Nada más lejano a esa apreciación ramplona. El Gobierno de México es el peor calificado entre las grandes economías del mundo en materia de apoyo a las empresas, que se deriva del reduccionismo del Presidente, seguido ciegamente por Sheinbaum, de que los estímulos beneficiaban sólo a los dueños de los negocios y no a los trabajadores. Esa incapacidad para ver el bosque fue acompañada por acciones inhibitorias, como utilizar al fisco como instrumento de presión extralegal –hay empresarios que se inconformaron porque les cobraban impuestos que no debían, a quienes les dijeron que pagaban lo que les exigían o les abrirían procesos penales-, o linchamientos públicos en las mañaneras. El resultado es la crisis económica que se vive sin un claro plan para salir de ella.
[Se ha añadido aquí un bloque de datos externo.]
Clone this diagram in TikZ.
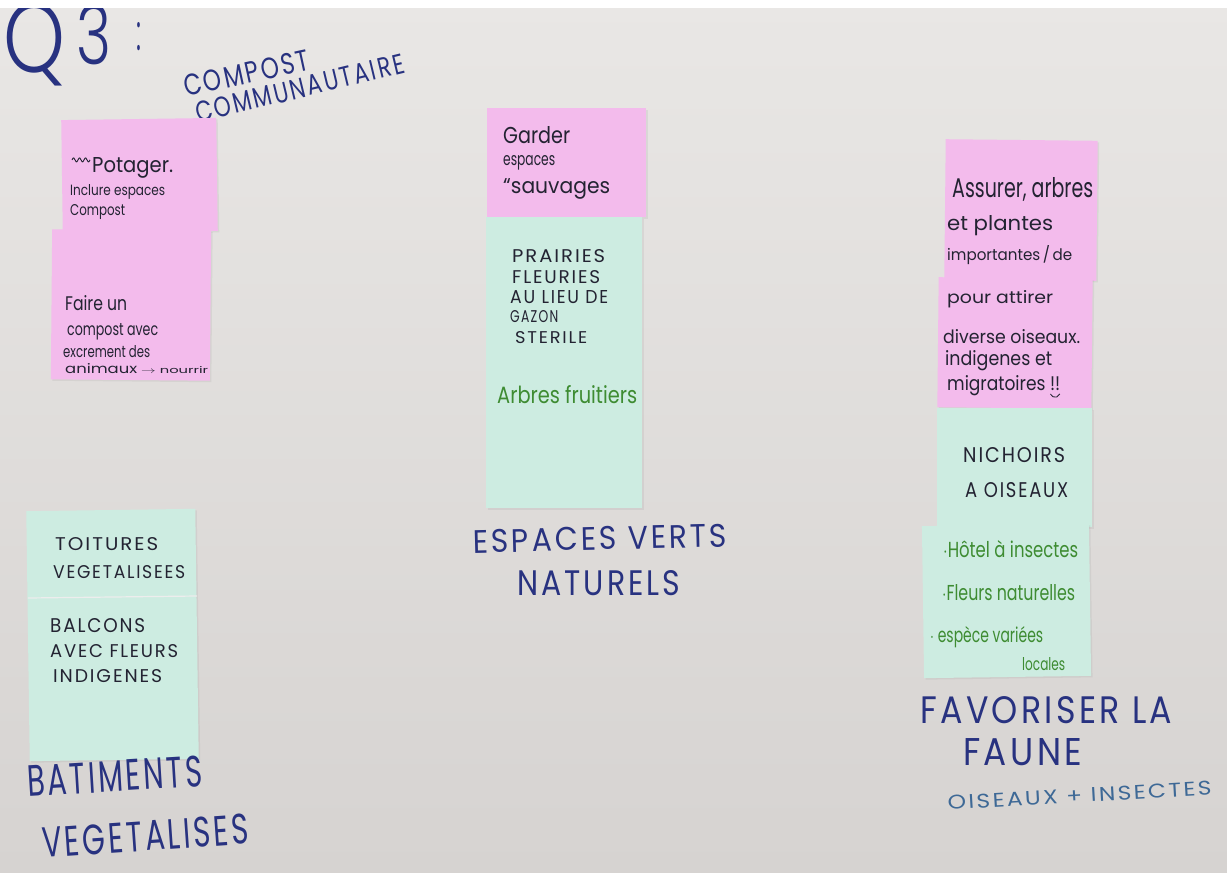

López Obrador se comporta como un señor feudal al cual sus súbditos tienen que pagar tributo para que no los aplaste. Todo ese dinero, más lo generado por el achicamiento de su gobierno y los más de 300 mil millones de pesos que le dejó la administración de Enrique Peña Nieto, se los ha gastado en sus proyectos estrella, programas socioelectorales, o extravagancias irresponsables como estímulos para su deporte favorito: el beisbol, y en algunos cuyo destino final no alcanzamos a ver, como toda la inyección de recursos para ganar la elección federal este año. El dinero no lo ha utilizado para mejorar al Gobierno, sino para mantener su imagen y fortalecer las posibilidades de Morena en las urnas.
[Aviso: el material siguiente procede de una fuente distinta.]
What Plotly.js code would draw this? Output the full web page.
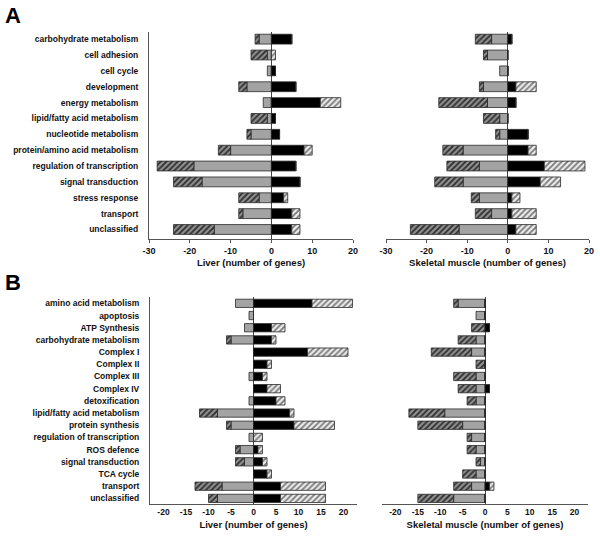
<!DOCTYPE html>
<html>
<head>
<meta charset="utf-8">
<script src="https://cdn.plot.ly/plotly-3.0.1.min.js"></script>
<style>html,body{margin:0;padding:0;background:#fff;}#chart{width:600px;height:539px;}</style>
</head>
<body>
<div id="chart"></div>
<script>
// ---- Panel A categories ----
const catsA = ["carbohydrate metabolism","cell adhesion","cell cycle","development","energy metabolism",
  "lipid/fatty acid metabolism","nucleotide metabolism","protein/amino acid metabolism",
  "regulation of transcription","signal transduction","stress response","transport","unclassified"];
// Panel A, Liver
const liverA_gray     = [3,1,1,6,2,1,5,10,19,17,3,7,14];
const liverA_hatchNeg = [1,4,0,2,0,4,1,3,9,7,5,1,10];
const liverA_black    = [5,0,1,6,12,1,2,8,6,7,3,5,5];
const liverA_hatchPos = [0,1,0,0,5,0,0,2,0,0,1,2,2];
// Panel A, Skeletal muscle
const muscleA_gray     = [4,5,2,6,5,2,2,11,7,11,7,4,12];
const muscleA_hatchNeg = [4,1,0,1,12,4,1,5,8,7,2,4,12];
const muscleA_black    = [1,0,0,2,2,0,5,5,9,8,1,1,2];
const muscleA_hatchPos = [0,0,0,5,0,0,0,2,10,5,2,6,5];

// ---- Panel B categories ----
const catsB = ["amino acid metabolism","apoptosis","ATP Synthesis","carbohydrate metabolism","Complex I",
  "Complex II","Complex III","Complex IV","detoxification","lipid/fatty acid metabolism","protein synthesis",
  "regulation of transcription","ROS defence","signal transduction","TCA cycle","transport","unclassified"];
// Panel B, Liver
const liverB_gray     = [4,1,2,5,0,0,1,0,1,8,5,1,3,2,0,7,8];
const liverB_hatchNeg = [0,0,0,1,0,0,0,0,0,4,1,0,1,2,0,6,2];
const liverB_black    = [13,0,4,4,12,3,2,3,5,8,9,0,1,2,3,6,6];
const liverB_hatchPos = [9,0,3,1,9,1,1,3,2,1,9,2,1,1,1,10,10];
// Panel B, Skeletal muscle
const muscleB_gray     = [6,2,0,2,3,0,2,2,2,9,5,3,2,1,2,3,7];
const muscleB_hatchNeg = [1,0,3,4,9,2,5,4,2,8,10,1,2,1,3,4,8];
const muscleB_black    = [0,0,1,0,0,0,0,1,0,0,0,0,0,0,0,1,0];
const muscleB_hatchPos = [0,0,0,0,0,0,0,0,0,0,0,0,0,0,0,1,0];

const FONT = "Liberation Sans, Arial, Helvetica, sans-serif";
const outline = {color:'#2a2a2a', width:0.8};

function makeTraces(cats, gray, hNeg, black, hPos, xa, ya, w) {
  const base = {type:'bar', orientation:'h', y:cats, xaxis:xa, yaxis:ya, width:w,
                hoverinfo:'skip', showlegend:false};
  return [
    Object.assign({}, base, {x: gray.map(v=>-v), marker:{color:'#a3a3a3', line:outline}}),
    Object.assign({}, base, {x: hNeg.map(v=>-v), marker:{color:'#8c8c8c', line:outline,
      pattern:{shape:'/', bgcolor:'#8f8f8f', fgcolor:'#2e2e2e', size:4, solidity:0.45}}}),
    Object.assign({}, base, {x: black, marker:{color:'#000000', line:outline}}),
    Object.assign({}, base, {x: hPos, marker:{color:'#e6e6e6', line:outline,
      pattern:{shape:'/', bgcolor:'#ebebeb', fgcolor:'#7a7a7a', size:4, solidity:0.45}}})
  ];
}

const data = [].concat(
  makeTraces(catsA, liverA_gray, liverA_hatchNeg, liverA_black, liverA_hatchPos, 'x', 'y', 0.62),
  makeTraces(catsA, muscleA_gray, muscleA_hatchNeg, muscleA_black, muscleA_hatchPos, 'x2', 'y2', 0.62),
  makeTraces(catsB, liverB_gray, liverB_hatchNeg, liverB_black, liverB_hatchPos, 'x3', 'y3', 0.68),
  makeTraces(catsB, muscleB_gray, muscleB_hatchNeg, muscleB_black, muscleB_hatchPos, 'x4', 'y4', 0.68)
);

const W = 600, H = 539;
const px = v => v / W;
const py = v => 1 - v / H;

function xAxis(dom, anchor, range, tickvals, title, ticklen, tsize, standoff) {
  return {domain:[px(dom[0]), px(dom[1])], anchor:anchor, range:range, tickvals:tickvals,
    ticktext: tickvals.map(String), showline:true, linecolor:'#555', linewidth:1,
    ticks: ticklen ? 'outside' : '', ticklen:ticklen, tickcolor:'#555',
    zeroline:true, zerolinecolor:'#444', zerolinewidth:1, showgrid:false, fixedrange:true,
    tickfont:{family:FONT, size:tsize, color:'#111', weight:'bold'},
    title:{text:title, font:{family:FONT, size:9.5, color:'#111', weight:'bold'}, standoff:standoff}};
}
function yAxis(dom, anchor, cats, range, labels) {
  return {domain:[py(dom[1]), py(dom[0])], anchor:anchor, type:'category', categoryorder:'array',
    categoryarray:cats, range:range, showline:labels, linecolor:'#555', linewidth:1,
    showticklabels:labels, ticks:'', showgrid:false, zeroline:false, fixedrange:true,
    ticklabelstandoff:8,
    tickfont:{family:FONT, size:8.5, color:'#111', weight:'bold'}};
}

const layout = {
  width:W, height:H, margin:{l:0,r:0,t:0,b:0}, paper_bgcolor:'#fff', plot_bgcolor:'rgba(0,0,0,0)',
  barmode:'relative', showlegend:false, font:{family:FONT},
  xaxis:  xAxis([149,353], 'y',  [-30,20], [-30,-20,-10,0,10,20], 'Liver (number of genes)', 3, 9, 4),
  xaxis2: xAxis([386,589], 'y2', [-30,20], [-30,-20,-10,0,10,20], 'Skeletal muscle (number of genes)', 3, 9, 4),
  xaxis3: xAxis([150,357], 'y3', [-23,23], [-20,-15,-10,-5,0,5,10,15,20], 'Liver (number of genes)', 0, 8.5, 5),
  xaxis4: xAxis([382,588], 'y4', [-23,23], [-20,-15,-10,-5,0,5,10,15,20], 'Skeletal muscle (number of genes)', 0, 8.5, 5),
  yaxis:  yAxis([32,239], 'x',  catsA, [12.6,-0.45], true),
  yaxis2: yAxis([32,239], 'x2', catsA, [12.6,-0.45], false),
  yaxis3: yAxis([297,504], 'x3', catsB, [16.46,-0.52], true),
  yaxis4: yAxis([297,504], 'x4', catsB, [16.46,-0.52], false),
  annotations:[
    {text:'A', xref:'paper', yref:'paper', x:px(12.5), y:py(15), xanchor:'center', yanchor:'middle',
     showarrow:false, font:{family:FONT, size:22, color:'#000', weight:'bold'}},
    {text:'B', xref:'paper', yref:'paper', x:px(12.5), y:py(282), xanchor:'center', yanchor:'middle',
     showarrow:false, font:{family:FONT, size:22, color:'#000', weight:'bold'}}
  ]
};

Plotly.newPlot('chart', data, layout, {staticPlot:true, displayModeBar:false});
</script>
</body>
</html>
Al Gobierno y a todos los gobiernos locales, los ha apretado, secado sus finanzas el año pasado, y provocándoles probablemente una anemia en este 2021. Uno de los apretujones que dio fue a los recursos que pidió Sheinbaum para el mantenimiento del Metro, pero fue bateada por la Secretaría de Hacienda por instrucciones de López Obrador, quienes no vieron que la desatención a ese sistema de transporte colectivo podría causar un colapso en la capital. Si Sheinbaum lo tenía entre sus escenarios, no peleó por los recursos y autorizó que desapareciera el área de mantenimiento del Metro y que la directora del sistema asumiera esas funciones. Pensar en tener tranquilo y contento a su jefe López Obrador, hizo caminar a Sheinbaum en el terreno del absurdo.
La jefa de Gobierno se alarma, se desespera, quiere hacer cosas diferentes, pero no la dejan. Patalea y se indigna, pero obedece. La realidad y el desbordamiento de los problemas es lo que ha persuadido a López Obrador a rectificar gradual y ligeramente, como en el caso del semáforo rojo, no a sus necesidades como gobernante. Sheinbaum ha traicionado a quienes votaron por ella, porque no actúa de manera independiente del Ejecutivo federal, sino como comparsa de López Obrador, quien ejerce sobre ella una presión moral que supera la responsabilidad que tiene con sus gobernados.
Ese sometimiento no la hace ser una jefa de Gobierno real, sino una regenta que administra la capital federal de acuerdo a los deseos y las órdenes de López Obrador. Será ella, no su jefe el Presidente, quien pagará los costos de esta crisis múltiple que enfrenta, que le dejará también una marca de peón indeleble que cargará hasta 2024, en la definición de la sucesión presidencial.